Proverbs 3:1-12 – Trust in the Lord with All Your Heart. The reason the Word of G-d is in print and online is so that we will read it. The reason we are admonished to “keep his commandments” was that we would have peace and joy in our lives. Sin, on the other hand, strips away the presence of the Holy Spirit so that we have nothing left to fight with and no hope to carry us through the storms of life (1-2). As a child of the King, we are to write his laws on the tablet of our hearts so that we will know with absolute assurance the right path to follow and, by proxy, we will also find favor and good success in the eyes of mankind and G-d (3-4). While His laws may seem “archaic”, they are as vibrant and powerful as the day they were written. Those who follow his law are never ashamed for doing so, families have been restored, and nations united (5-8). If we want true prosperity, we need to be obedient to what He has provided (9-10). Yes, we will be disciplined and we may not like it any more than a son enjoys having his Dad correct him or reprove him (11-12).
Acts 1:12-26 – Matthias Chosen to Replace Judas. After the ascension, the disciples returned to Jerusalem just as they had been told. The first order of business was to find a suitable replacement for Judas. Replacing a leader is a matter of prayer accompanied and fasting. So, two men were selected as candidates Matthias and Justas. The qualification for being considered was that the person had to be with the 12 from the first day of Jesus’ ministry. The lot was cast and Matthias was chosen. The thing that the disciples needed to keep in the forefront of their minds was, “what disqualified Judas?” being told the truth would keep them from trouble (12-26).

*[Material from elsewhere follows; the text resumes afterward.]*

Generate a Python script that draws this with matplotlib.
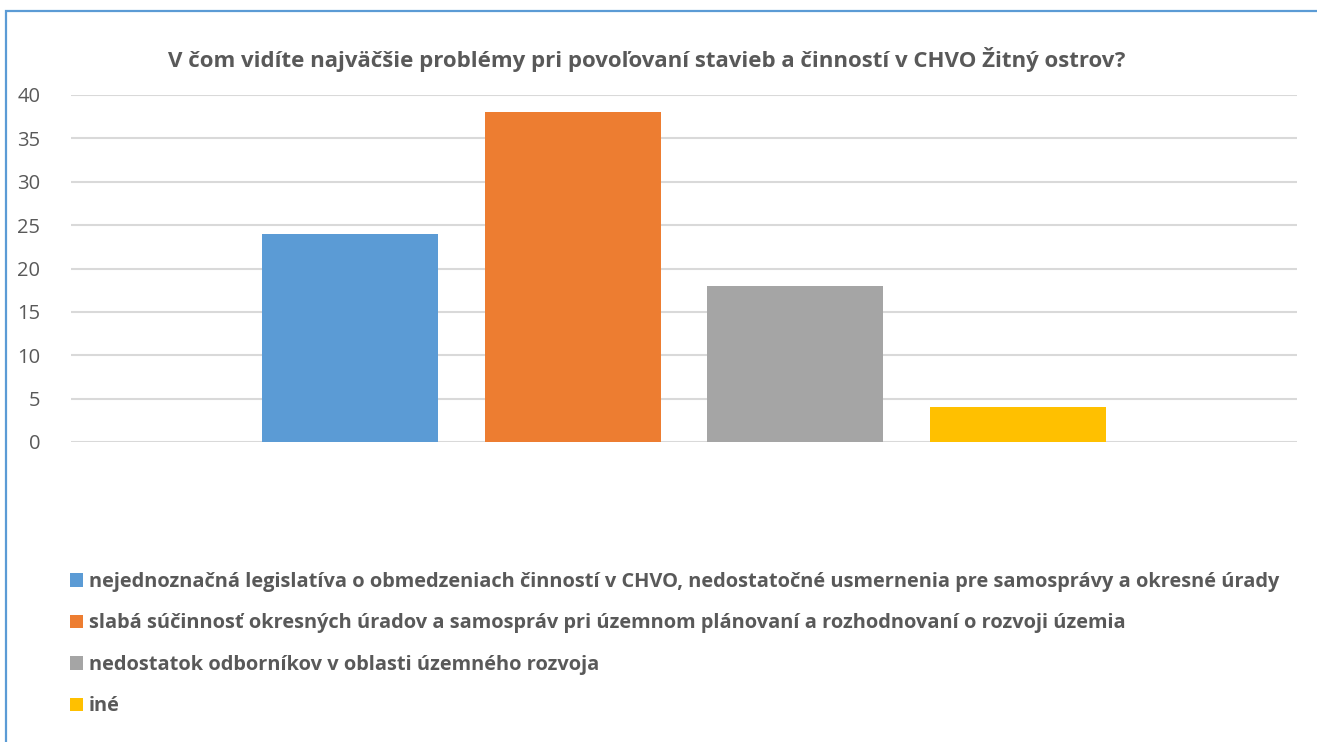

1 Samuel 8:10-22 – Samuel’s Warning Against the Kings. What Samuel had to tell the people what “this king” would be like was ignored. Earlier we read about the requirements for the king which meant, the Lord knew it would happen. The reason why the people received this harsh rebuke was, “They demanded a king like all of the other nations”. The kings that ruled the surrounding nations were not good men in the caliber of David, they were ruthless, selfish, arrogant, and had no compunction about stealing to fill their bellies. These people would be ruled by a tyrant (10-13). The fields and land that were given as an inheritance would be taken away from them and given to people who did not work for it. These men, their families, and their children’s families would be slaves in the Kingdom. The difference between this time and the exodus would be that the Lord would not listen to their cries, complaints, or whining – basically, He would turn a deaf ear (14-18).